Every line of the material below should be repeated exactly.

Recorded data:
>> Begin
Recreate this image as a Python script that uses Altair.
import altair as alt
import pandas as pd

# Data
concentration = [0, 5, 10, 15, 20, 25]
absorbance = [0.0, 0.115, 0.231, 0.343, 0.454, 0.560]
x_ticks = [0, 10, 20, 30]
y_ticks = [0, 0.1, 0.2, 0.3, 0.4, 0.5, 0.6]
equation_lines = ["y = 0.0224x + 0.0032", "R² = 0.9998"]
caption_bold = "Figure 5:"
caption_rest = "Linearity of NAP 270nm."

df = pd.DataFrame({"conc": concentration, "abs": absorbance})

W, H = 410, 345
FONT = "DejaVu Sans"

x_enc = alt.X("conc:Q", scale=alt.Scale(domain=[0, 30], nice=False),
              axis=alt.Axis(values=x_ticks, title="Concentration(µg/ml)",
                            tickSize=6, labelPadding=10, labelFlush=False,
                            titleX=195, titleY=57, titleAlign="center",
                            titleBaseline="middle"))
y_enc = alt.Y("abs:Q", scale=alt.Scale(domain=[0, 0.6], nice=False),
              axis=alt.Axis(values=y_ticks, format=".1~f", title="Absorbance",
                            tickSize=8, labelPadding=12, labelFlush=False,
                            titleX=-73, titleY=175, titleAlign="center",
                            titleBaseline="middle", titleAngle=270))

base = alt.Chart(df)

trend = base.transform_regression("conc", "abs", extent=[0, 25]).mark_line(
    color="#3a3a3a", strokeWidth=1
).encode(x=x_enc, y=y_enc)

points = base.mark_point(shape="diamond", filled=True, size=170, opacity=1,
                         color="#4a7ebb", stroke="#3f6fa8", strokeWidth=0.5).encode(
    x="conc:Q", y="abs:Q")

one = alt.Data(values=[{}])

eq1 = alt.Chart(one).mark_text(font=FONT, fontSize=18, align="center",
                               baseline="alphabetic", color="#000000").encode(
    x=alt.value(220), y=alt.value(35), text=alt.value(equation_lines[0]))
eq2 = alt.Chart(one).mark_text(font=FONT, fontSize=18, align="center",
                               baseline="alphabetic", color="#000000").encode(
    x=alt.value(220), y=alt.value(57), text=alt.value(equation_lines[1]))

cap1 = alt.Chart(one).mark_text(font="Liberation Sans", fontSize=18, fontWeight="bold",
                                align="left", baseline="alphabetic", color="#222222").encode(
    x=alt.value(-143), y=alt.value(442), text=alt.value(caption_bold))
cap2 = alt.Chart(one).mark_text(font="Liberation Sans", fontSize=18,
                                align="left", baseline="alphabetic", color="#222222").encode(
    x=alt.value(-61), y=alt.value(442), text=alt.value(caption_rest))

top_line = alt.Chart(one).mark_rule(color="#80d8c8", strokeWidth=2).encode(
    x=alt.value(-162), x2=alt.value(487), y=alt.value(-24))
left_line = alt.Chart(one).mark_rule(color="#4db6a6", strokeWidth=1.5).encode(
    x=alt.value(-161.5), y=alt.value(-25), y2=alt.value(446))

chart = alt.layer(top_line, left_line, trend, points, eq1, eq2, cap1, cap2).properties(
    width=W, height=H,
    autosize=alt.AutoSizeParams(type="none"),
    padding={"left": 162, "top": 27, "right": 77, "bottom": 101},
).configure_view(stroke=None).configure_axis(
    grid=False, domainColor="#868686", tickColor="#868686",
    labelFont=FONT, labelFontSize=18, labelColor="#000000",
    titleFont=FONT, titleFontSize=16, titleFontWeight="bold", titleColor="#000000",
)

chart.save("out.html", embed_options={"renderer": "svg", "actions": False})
>> End
Result of this exercise:
Recreate this image as a Python script that uses Altair.
import altair as alt
import pandas as pd

# Data
concentration = [0, 5, 10, 15, 20, 25]
absorbance = [0.0, 0.115, 0.231, 0.343, 0.454, 0.560]
x_ticks = [0, 10, 20, 30]
y_ticks = [0, 0.1, 0.2, 0.3, 0.4, 0.5, 0.6]
equation_lines = ["y = 0.0224x + 0.0032", "R² = 0.9998"]
caption_bold = "Figure 5:"
caption_rest = "Linearity of NAP 270nm."

df = pd.DataFrame({"conc": concentration, "abs": absorbance})

W, H = 410, 345
FONT = "DejaVu Sans"

x_enc = alt.X("conc:Q", scale=alt.Scale(domain=[0, 30], nice=False),
              axis=alt.Axis(values=x_ticks, title="Concentration(µg/ml)",
                            tickSize=6, labelPadding=10, labelFlush=False,
                            titleX=195, titleY=57, titleAlign="center",
                            titleBaseline="middle"))
y_enc = alt.Y("abs:Q", scale=alt.Scale(domain=[0, 0.6], nice=False),
              axis=alt.Axis(values=y_ticks, format=".1~f", title="Absorbance",
                            tickSize=8, labelPadding=12, labelFlush=False,
                            titleX=-73, titleY=175, titleAlign="center",
                            titleBaseline="middle", titleAngle=270))

base = alt.Chart(df)

trend = base.transform_regression("conc", "abs", extent=[0, 25]).mark_line(
    color="#3a3a3a", strokeWidth=1
).encode(x=x_enc, y=y_enc)

points = base.mark_point(shape="diamond", filled=True, size=170, opacity=1,
                         color="#4a7ebb", stroke="#3f6fa8", strokeWidth=0.5).encode(
    x="conc:Q", y="abs:Q")

one = alt.Data(values=[{}])

eq1 = alt.Chart(one).mark_text(font=FONT, fontSize=18, align="center",
                               baseline="alphabetic", color="#000000").encode(
    x=alt.value(220), y=alt.value(35), text=alt.value(equation_lines[0]))
eq2 = alt.Chart(one).mark_text(font=FONT, fontSize=18, align="center",
                               baseline="alphabetic", color="#000000").encode(
    x=alt.value(220), y=alt.value(57), text=alt.value(equation_lines[1]))

cap1 = alt.Chart(one).mark_text(font="Liberation Sans", fontSize=18, fontWeight="bold",
                                align="left", baseline="alphabetic", color="#222222").encode(
    x=alt.value(-143), y=alt.value(442), text=alt.value(caption_bold))
cap2 = alt.Chart(one).mark_text(font="Liberation Sans", fontSize=18,
                                align="left", baseline="alphabetic", color="#222222").encode(
    x=alt.value(-61), y=alt.value(442), text=alt.value(caption_rest))

top_line = alt.Chart(one).mark_rule(color="#80d8c8", strokeWidth=2).encode(
    x=alt.value(-162), x2=alt.value(487), y=alt.value(-24))
left_line = alt.Chart(one).mark_rule(color="#4db6a6", strokeWidth=1.5).encode(
    x=alt.value(-161.5), y=alt.value(-25), y2=alt.value(446))

chart = alt.layer(top_line, left_line, trend, points, eq1, eq2, cap1, cap2).properties(
    width=W, height=H,
    autosize=alt.AutoSizeParams(type="none"),
    padding={"left": 162, "top": 27, "right": 77, "bottom": 101},
).configure_view(stroke=None).configure_axis(
    grid=False, domainColor="#868686", tickColor="#868686",
    labelFont=FONT, labelFontSize=18, labelColor="#000000",
    titleFont=FONT, titleFontSize=16, titleFontWeight="bold", titleColor="#000000",
)

chart.save("out.html", embed_options={"renderer": "svg", "actions": False})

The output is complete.